6.Build_LeNet_for_mnist.py

import torch.nn as nn
import torch.nn.functional as F
#建立神经网络
class LeNet(nn.Module):
    def __init__(self,channel,classes):
        super(LeNet, self).__init__()
        self.conv1=nn.Conv2d(channel,32,5,1)
        self.conv2=nn.Conv2d(32,64,5,1)
        self.fc1=nn.Linear(4*4*64,512)
        self.fc2=nn.Linear(512,classes)
    def forward(self,x):
        x=F.relu(self.conv1(x))
        x=F.max_pool2d(x,2,2)
        x = F.relu(self.conv2(x))
        x = F.max_pool2d(x, 2, 2)
        x = x.view(-1, 4*4*64)
        x = F.relu(self.fc1(x))
        x = self.fc2(x)
        return F.log_softmax(x, dim=1)

7.mnist_loader.py

from __future__ import print_function
import torch.utils.data as data
from PIL import Image
import os
import os.path
import errno
import numpy as np
import torch
import codecs

class MNIST(data.Dataset):
    urls = [#此出需更改为自己电脑中数据集的路径，数据集的路径能在电脑浏览器中打开
        'file:///E:/PyCharmWorkSpace/Image_Set/mnist_data/train-images-idx3-ubyte.gz',
        'file:///E:/PyCharmWorkSpace/Image_Set/mnist_data/train-labels-idx1-ubyte.gz',
        'file:///E:/PyCharmWorkSpace/Image_Set/mnist_data/t10k-images-idx3-ubyte.gz',
        'file:///E:/PyCharmWorkSpace/Image_Set/mnist_data/t10k-labels-idx1-ubyte.gz',
    ]
    raw_folder = 'raw'
    processed_folder = 'processed'
    training_file = 'training.pt'
    test_file = 'test.pt'

    def __init__(self, root, train=True, transform=None, target_transform=None, download=False):
        self.root = os.path.expanduser(root)
        self.transform = transform
        self.target_transform = target_transform
        self.train = train  # training set or test set

        if download:
            self.download()

        if not self._check_exists():
            raise RuntimeError('Dataset not found.' + ' You can use download=True to download it')

        if self.train:
            self.train_data, self.train_labels = torch.load(
                os.path.join(self.root, self.processed_folder, self.training_file))
        else:
            self.test_data, self.test_labels = torch.load(
                os.path.join(self.root, self.processed_folder, self.test_file))
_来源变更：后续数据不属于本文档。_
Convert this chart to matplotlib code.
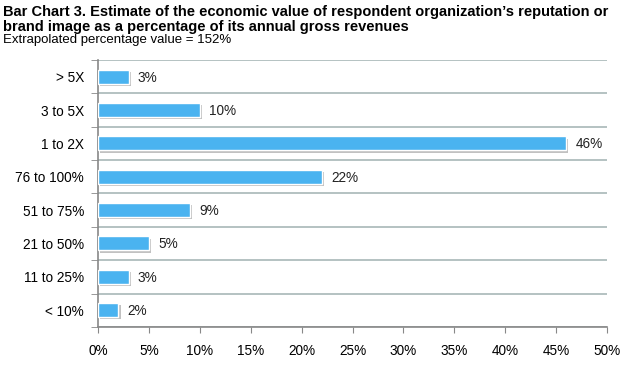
import matplotlib
matplotlib.use("Agg")
import matplotlib.pyplot as plt
import matplotlib.patheffects as pe
from matplotlib.ticker import FixedLocator

categories = ["> 5X", "3 to 5X", "1 to 2X", "76 to 100%", "51 to 75%",
              "21 to 50%", "11 to 25%", "< 10%"]
values = [3, 10, 46, 22, 9, 5, 3, 2]
xticks = [0, 5, 10, 15, 20, 25, 30, 35, 40, 45, 50]

plt.rcParams['font.family'] = ['Liberation Sans', 'DejaVu Sans']

fig = plt.figure(figsize=(6.33, 3.71), dpi=100)
ax = fig.add_axes([0.155, 0.119, 0.804, 0.719])

n = len(categories)
ypos = list(range(n))[::-1]
bars = ax.barh(ypos, values, height=0.42, color="#4AB3F0",
               edgecolor="white", linewidth=1.0, zorder=3)
for b in bars:
    b.set_path_effects([pe.SimplePatchShadow(offset=(1.5, -1.5),
                                             shadow_rgbFace="#999999", alpha=0.6),
                        pe.Normal()])

for y, v in zip(ypos, values):
    ax.text(v + 0.9, y - 0.03, f"{v}%", va="center", ha="left", fontsize=9.8, color="#222222")

ax.set_xlim(0, 50)
ax.set_ylim(-0.5, n - 0.5)
ax.set_xticks(xticks)
ax.set_xticklabels([f"{t}%" for t in xticks], fontsize=9.8)
ax.set_yticks(ypos)
ax.set_yticklabels(categories, fontsize=9.8)
ax.tick_params(axis="y", length=0, pad=10)
ax.yaxis.set_minor_locator(FixedLocator([i - 0.5 for i in range(n + 1)]))
ax.tick_params(axis="y", which="minor", length=5, color="#888888")
ax.tick_params(axis="x", length=4, color="#888888", pad=8)

for i in range(n + 1):
    ax.axhline(i - 0.5, color="#A8B8B8", linewidth=1.2, zorder=1)

for s in ["top", "right"]:
    ax.spines[s].set_visible(False)
ax.spines["left"].set_color("#888888")
ax.spines["bottom"].set_color("#888888")
ax.spines["left"].set_linewidth(1.2)
ax.spines["bottom"].set_linewidth(1.2)

H = 371.0
fig.text(0.004, 1 - 12 / H, "Bar Chart 3. Estimate of the economic value of respondent organization\u2019s reputation or",
         fontsize=10.5, fontweight="bold", va="center", ha="left")
fig.text(0.004, 1 - 26.5 / H, "brand image as a percentage of its annual gross revenues",
         fontsize=10.5, fontweight="bold", va="center", ha="left")
fig.text(0.004, 1 - 40.5 / H, "Extrapolated percentage value = 152%", fontsize=9.5,
         va="center", ha="left")

fig.savefig("out.png", dpi=100)
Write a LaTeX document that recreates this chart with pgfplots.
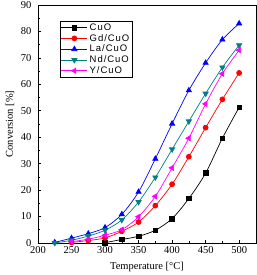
\documentclass[border=0pt]{standalone}
\usepackage{fontspec}
\setmainfont{Liberation Serif}
\newfontfamily\legfont[LetterSpace=10]{Liberation Sans}
\usepackage{pgfplots}
\pgfplotsset{compat=1.18}

\definecolor{cuo}{RGB}{0,0,0}
\definecolor{gd}{RGB}{255,0,0}
\definecolor{la}{RGB}{0,0,255}
\definecolor{nd}{RGB}{0,128,128}
\definecolor{yc}{RGB}{255,0,255}

\begin{document}
\begin{tikzpicture}
\begin{axis}[
  scale only axis,
  width=218pt, height=238pt,
  xmin=200, xmax=525, ymin=0, ymax=90,
  xtick={200,250,...,500},
  ytick={0,10,...,90},
  minor x tick num=1,
  minor y tick num=1,
  tick align=inside,
  xtick pos=bottom, ytick pos=left,
  major tick length=3pt, minor tick length=1.8pt,
  axis line style={line width=0.8pt},
  every tick/.style={black, line width=0.6pt},
  /pgf/number format/assume math mode=true,
  tick label style={font=\fontsize{10.5}{12}\selectfont},
  xticklabel style={yshift=-2.5pt, inner ysep=1pt},
  yticklabel style={xshift=-3pt, inner ysep=1pt},
  xlabel={Temperature [°C]},
  ylabel={Conversion [\%]},
  label style={font=\fontsize{10.5}{12}\selectfont},
  xlabel style={at={([yshift=-24pt]axis description cs:0.5,0)}, anchor=center},
  ylabel style={at={([xshift=-28pt]axis description cs:0,0.5)}, anchor=center},
  legend style={
    at={(axis description cs:0.10,0.933)}, anchor=north west,
    draw=black, line width=0.5pt,
    font=\legfont\fontsize{9.5}{11}\selectfont,
    inner xsep=1pt, inner ysep=0.5pt,
    row sep=-1.6pt,
  },
  legend cell align=left,
  legend image code/.code={
    \draw[mark repeat=2,mark phase=2]
      plot coordinates {(0pt,0pt) (13pt,0pt) (26pt,0pt)};
  },
  every axis plot/.append style={line width=0.7pt, smooth, tension=0.5},
]
% CuO
\addplot[color=cuo, mark=square*, mark size=2.3pt] coordinates {
  (300,0.1) (325,1.3) (350,2.5) (375,4.8) (400,9.2) (425,16.8)
  (450,26.4) (475,39.6) (500,51.3)};
\addlegendentry{CuO}
% Gd/CuO
\addplot[color=gd, mark=*, mark size=2.5pt] coordinates {
  (250,0.2) (275,0.9) (300,1.9) (325,4.4) (350,7.9) (375,14.1)
  (400,22.2) (425,32.6) (450,43.6) (475,54.3) (500,64.3)};
\addlegendentry{Gd/CuO}
% La/CuO
\addplot[color=la, mark=triangle*, mark size=3pt] coordinates {
  (225,0.2) (250,1.8) (275,3.5) (300,5.8) (325,10.8) (350,19.3)
  (375,31.8) (400,45.1) (425,57.7) (450,68.1) (475,76.9) (500,83)};
\addlegendentry{La/CuO}
% Nd/CuO
\addplot[color=nd, mark=triangle*, mark options={rotate=180}, mark size=3pt] coordinates {
  (225,0) (250,1) (275,2.6) (300,4.8) (325,8.7) (350,15.5)
  (375,24.8) (400,35.4) (425,46) (450,56.5) (475,66.4) (500,74.8)};
\addlegendentry{Nd/CuO}
% Y/CuO
\addplot[color=yc, mark=triangle*, mark options={rotate=90}, mark size=3pt] coordinates {
  (250,0.5) (275,1.4) (300,2.9) (325,5) (350,9.9) (375,17.6)
  (400,28.4) (425,39.6) (450,52.6) (475,64) (500,72.9)};
\addlegendentry{Y/CuO}
\end{axis}
\path (current axis.south west) ++(-38pt,-32pt) coordinate (bbA);
\path (current axis.north east) ++(1pt,5pt) coordinate (bbB);
\path (bbA) rectangle (bbB);
\end{tikzpicture}
\end{document}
    def __getitem__(self, index):
        
        if self.train:
            img, target = self.train_data[index], self.train_labels[index]
        else:
            img, target = self.test_data[index], self.test_labels[index]

        img = Image.fromarray(img.numpy(), mode='L')

        if self.transform is not None:
            img = self.transform(img)

        if self.target_transform is not None:
            target = self.target_transform(target)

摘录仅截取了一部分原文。